**Data shown:**
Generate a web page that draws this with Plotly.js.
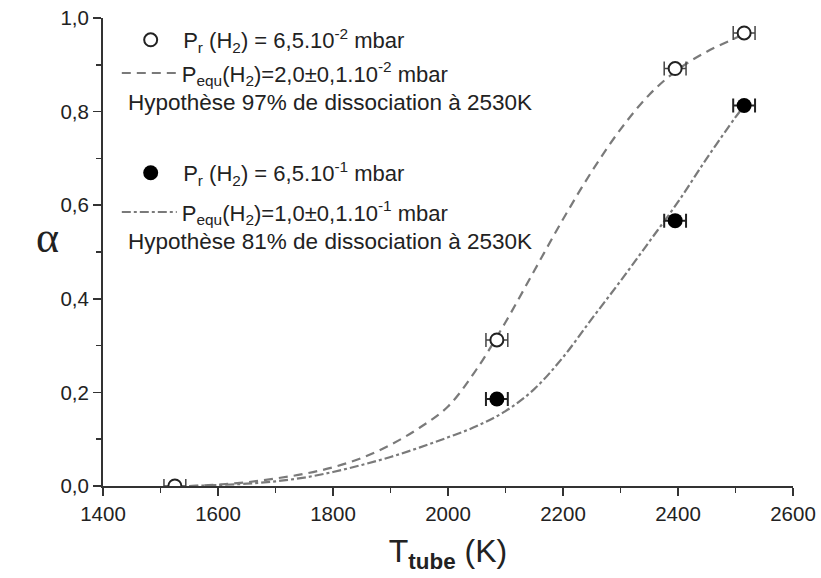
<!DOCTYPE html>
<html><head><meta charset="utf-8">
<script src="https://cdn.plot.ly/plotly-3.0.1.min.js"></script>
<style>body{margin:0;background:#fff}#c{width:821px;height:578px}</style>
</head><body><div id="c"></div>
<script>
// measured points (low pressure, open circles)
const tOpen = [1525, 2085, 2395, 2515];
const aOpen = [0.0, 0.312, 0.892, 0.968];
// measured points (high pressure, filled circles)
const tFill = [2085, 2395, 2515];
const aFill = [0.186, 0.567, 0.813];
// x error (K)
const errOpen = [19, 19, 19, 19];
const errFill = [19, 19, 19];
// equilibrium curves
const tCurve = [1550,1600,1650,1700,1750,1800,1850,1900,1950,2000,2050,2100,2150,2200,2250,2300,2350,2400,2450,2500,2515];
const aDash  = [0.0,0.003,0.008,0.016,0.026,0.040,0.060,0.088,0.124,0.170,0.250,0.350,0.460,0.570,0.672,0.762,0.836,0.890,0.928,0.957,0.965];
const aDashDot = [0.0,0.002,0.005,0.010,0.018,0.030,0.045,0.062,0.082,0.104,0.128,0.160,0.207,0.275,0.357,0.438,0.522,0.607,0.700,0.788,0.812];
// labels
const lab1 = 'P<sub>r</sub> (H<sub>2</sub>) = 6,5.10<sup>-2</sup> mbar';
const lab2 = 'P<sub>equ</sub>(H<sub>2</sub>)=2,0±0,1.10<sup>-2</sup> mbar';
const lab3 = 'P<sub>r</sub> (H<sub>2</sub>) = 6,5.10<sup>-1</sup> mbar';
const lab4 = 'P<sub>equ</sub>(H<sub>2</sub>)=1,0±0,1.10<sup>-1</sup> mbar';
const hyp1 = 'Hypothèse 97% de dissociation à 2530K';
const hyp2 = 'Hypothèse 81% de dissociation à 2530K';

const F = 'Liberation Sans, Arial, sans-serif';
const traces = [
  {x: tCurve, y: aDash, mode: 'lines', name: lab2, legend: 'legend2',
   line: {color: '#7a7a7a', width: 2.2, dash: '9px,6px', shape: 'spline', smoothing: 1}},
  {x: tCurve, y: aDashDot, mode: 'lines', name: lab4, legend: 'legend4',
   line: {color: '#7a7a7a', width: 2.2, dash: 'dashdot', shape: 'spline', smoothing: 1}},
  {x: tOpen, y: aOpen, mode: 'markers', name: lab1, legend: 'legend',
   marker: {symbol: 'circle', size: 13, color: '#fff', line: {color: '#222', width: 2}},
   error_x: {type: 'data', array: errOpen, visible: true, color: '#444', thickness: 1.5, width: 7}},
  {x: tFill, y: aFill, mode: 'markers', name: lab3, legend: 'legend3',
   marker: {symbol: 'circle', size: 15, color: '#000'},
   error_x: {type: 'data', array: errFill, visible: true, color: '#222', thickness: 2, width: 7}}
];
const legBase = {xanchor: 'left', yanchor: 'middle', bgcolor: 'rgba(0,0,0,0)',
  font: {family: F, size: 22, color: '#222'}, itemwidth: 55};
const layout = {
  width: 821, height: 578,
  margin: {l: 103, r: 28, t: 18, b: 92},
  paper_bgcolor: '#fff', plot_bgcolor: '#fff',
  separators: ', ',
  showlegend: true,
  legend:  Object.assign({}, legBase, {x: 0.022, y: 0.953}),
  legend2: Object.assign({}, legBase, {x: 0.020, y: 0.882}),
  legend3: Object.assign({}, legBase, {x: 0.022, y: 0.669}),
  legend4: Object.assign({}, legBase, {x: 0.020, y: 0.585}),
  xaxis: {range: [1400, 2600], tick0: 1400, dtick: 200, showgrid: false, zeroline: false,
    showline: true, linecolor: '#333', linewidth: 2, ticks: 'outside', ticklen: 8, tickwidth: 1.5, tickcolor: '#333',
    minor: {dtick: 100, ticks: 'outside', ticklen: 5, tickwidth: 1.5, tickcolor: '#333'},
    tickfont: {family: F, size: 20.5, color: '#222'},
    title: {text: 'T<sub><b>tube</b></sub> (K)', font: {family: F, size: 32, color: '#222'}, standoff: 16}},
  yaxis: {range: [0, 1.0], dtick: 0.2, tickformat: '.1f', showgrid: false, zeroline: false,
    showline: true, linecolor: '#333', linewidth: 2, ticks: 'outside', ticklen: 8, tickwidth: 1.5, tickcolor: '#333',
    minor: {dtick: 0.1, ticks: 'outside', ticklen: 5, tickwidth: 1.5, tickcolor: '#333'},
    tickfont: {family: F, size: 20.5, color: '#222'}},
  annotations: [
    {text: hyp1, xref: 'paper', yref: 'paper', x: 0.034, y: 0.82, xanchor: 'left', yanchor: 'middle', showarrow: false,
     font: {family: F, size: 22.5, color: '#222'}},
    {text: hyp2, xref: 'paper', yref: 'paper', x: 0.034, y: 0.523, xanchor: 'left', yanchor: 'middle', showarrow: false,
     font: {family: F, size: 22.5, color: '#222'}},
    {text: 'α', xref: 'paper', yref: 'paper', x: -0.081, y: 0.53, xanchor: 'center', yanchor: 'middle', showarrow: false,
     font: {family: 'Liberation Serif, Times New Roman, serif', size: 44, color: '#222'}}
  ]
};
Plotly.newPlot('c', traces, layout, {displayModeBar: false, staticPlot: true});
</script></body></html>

**What is expected:**
All of the lines above should be printed exactly, minus the pictures.

**Solution to the exercise:**
Generate a web page that draws this with Plotly.js.
<!DOCTYPE html>
<html><head><meta charset="utf-8">
<script src="https://cdn.plot.ly/plotly-3.0.1.min.js"></script>
<style>body{margin:0;background:#fff}#c{width:821px;height:578px}</style>
</head><body><div id="c"></div>
<script>
// measured points (low pressure, open circles)
const tOpen = [1525, 2085, 2395, 2515];
const aOpen = [0.0, 0.312, 0.892, 0.968];
// measured points (high pressure, filled circles)
const tFill = [2085, 2395, 2515];
const aFill = [0.186, 0.567, 0.813];
// x error (K)
const errOpen = [19, 19, 19, 19];
const errFill = [19, 19, 19];
// equilibrium curves
const tCurve = [1550,1600,1650,1700,1750,1800,1850,1900,1950,2000,2050,2100,2150,2200,2250,2300,2350,2400,2450,2500,2515];
const aDash  = [0.0,0.003,0.008,0.016,0.026,0.040,0.060,0.088,0.124,0.170,0.250,0.350,0.460,0.570,0.672,0.762,0.836,0.890,0.928,0.957,0.965];
const aDashDot = [0.0,0.002,0.005,0.010,0.018,0.030,0.045,0.062,0.082,0.104,0.128,0.160,0.207,0.275,0.357,0.438,0.522,0.607,0.700,0.788,0.812];
// labels
const lab1 = 'P<sub>r</sub> (H<sub>2</sub>) = 6,5.10<sup>-2</sup> mbar';
const lab2 = 'P<sub>equ</sub>(H<sub>2</sub>)=2,0±0,1.10<sup>-2</sup> mbar';
const lab3 = 'P<sub>r</sub> (H<sub>2</sub>) = 6,5.10<sup>-1</sup> mbar';
const lab4 = 'P<sub>equ</sub>(H<sub>2</sub>)=1,0±0,1.10<sup>-1</sup> mbar';
const hyp1 = 'Hypothèse 97% de dissociation à 2530K';
const hyp2 = 'Hypothèse 81% de dissociation à 2530K';

const F = 'Liberation Sans, Arial, sans-serif';
const traces = [
  {x: tCurve, y: aDash, mode: 'lines', name: lab2, legend: 'legend2',
   line: {color: '#7a7a7a', width: 2.2, dash: '9px,6px', shape: 'spline', smoothing: 1}},
  {x: tCurve, y: aDashDot, mode: 'lines', name: lab4, legend: 'legend4',
   line: {color: '#7a7a7a', width: 2.2, dash: 'dashdot', shape: 'spline', smoothing: 1}},
  {x: tOpen, y: aOpen, mode: 'markers', name: lab1, legend: 'legend',
   marker: {symbol: 'circle', size: 13, color: '#fff', line: {color: '#222', width: 2}},
   error_x: {type: 'data', array: errOpen, visible: true, color: '#444', thickness: 1.5, width: 7}},
  {x: tFill, y: aFill, mode: 'markers', name: lab3, legend: 'legend3',
   marker: {symbol: 'circle', size: 15, color: '#000'},
   error_x: {type: 'data', array: errFill, visible: true, color: '#222', thickness: 2, width: 7}}
];
const legBase = {xanchor: 'left', yanchor: 'middle', bgcolor: 'rgba(0,0,0,0)',
  font: {family: F, size: 22, color: '#222'}, itemwidth: 55};
const layout = {
  width: 821, height: 578,
  margin: {l: 103, r: 28, t: 18, b: 92},
  paper_bgcolor: '#fff', plot_bgcolor: '#fff',
  separators: ', ',
  showlegend: true,
  legend:  Object.assign({}, legBase, {x: 0.022, y: 0.953}),
  legend2: Object.assign({}, legBase, {x: 0.020, y: 0.882}),
  legend3: Object.assign({}, legBase, {x: 0.022, y: 0.669}),
  legend4: Object.assign({}, legBase, {x: 0.020, y: 0.585}),
  xaxis: {range: [1400, 2600], tick0: 1400, dtick: 200, showgrid: false, zeroline: false,
    showline: true, linecolor: '#333', linewidth: 2, ticks: 'outside', ticklen: 8, tickwidth: 1.5, tickcolor: '#333',
    minor: {dtick: 100, ticks: 'outside', ticklen: 5, tickwidth: 1.5, tickcolor: '#333'},
    tickfont: {family: F, size: 20.5, color: '#222'},
    title: {text: 'T<sub><b>tube</b></sub> (K)', font: {family: F, size: 32, color: '#222'}, standoff: 16}},
  yaxis: {range: [0, 1.0], dtick: 0.2, tickformat: '.1f', showgrid: false, zeroline: false,
    showline: true, linecolor: '#333', linewidth: 2, ticks: 'outside', ticklen: 8, tickwidth: 1.5, tickcolor: '#333',
    minor: {dtick: 0.1, ticks: 'outside', ticklen: 5, tickwidth: 1.5, tickcolor: '#333'},
    tickfont: {family: F, size: 20.5, color: '#222'}},
  annotations: [
    {text: hyp1, xref: 'paper', yref: 'paper', x: 0.034, y: 0.82, xanchor: 'left', yanchor: 'middle', showarrow: false,
     font: {family: F, size: 22.5, color: '#222'}},
    {text: hyp2, xref: 'paper', yref: 'paper', x: 0.034, y: 0.523, xanchor: 'left', yanchor: 'middle', showarrow: false,
     font: {family: F, size: 22.5, color: '#222'}},
    {text: 'α', xref: 'paper', yref: 'paper', x: -0.081, y: 0.53, xanchor: 'center', yanchor: 'middle', showarrow: false,
     font: {family: 'Liberation Serif, Times New Roman, serif', size: 44, color: '#222'}}
  ]
};
Plotly.newPlot('c', traces, layout, {displayModeBar: false, staticPlot: true});
</script></body></html>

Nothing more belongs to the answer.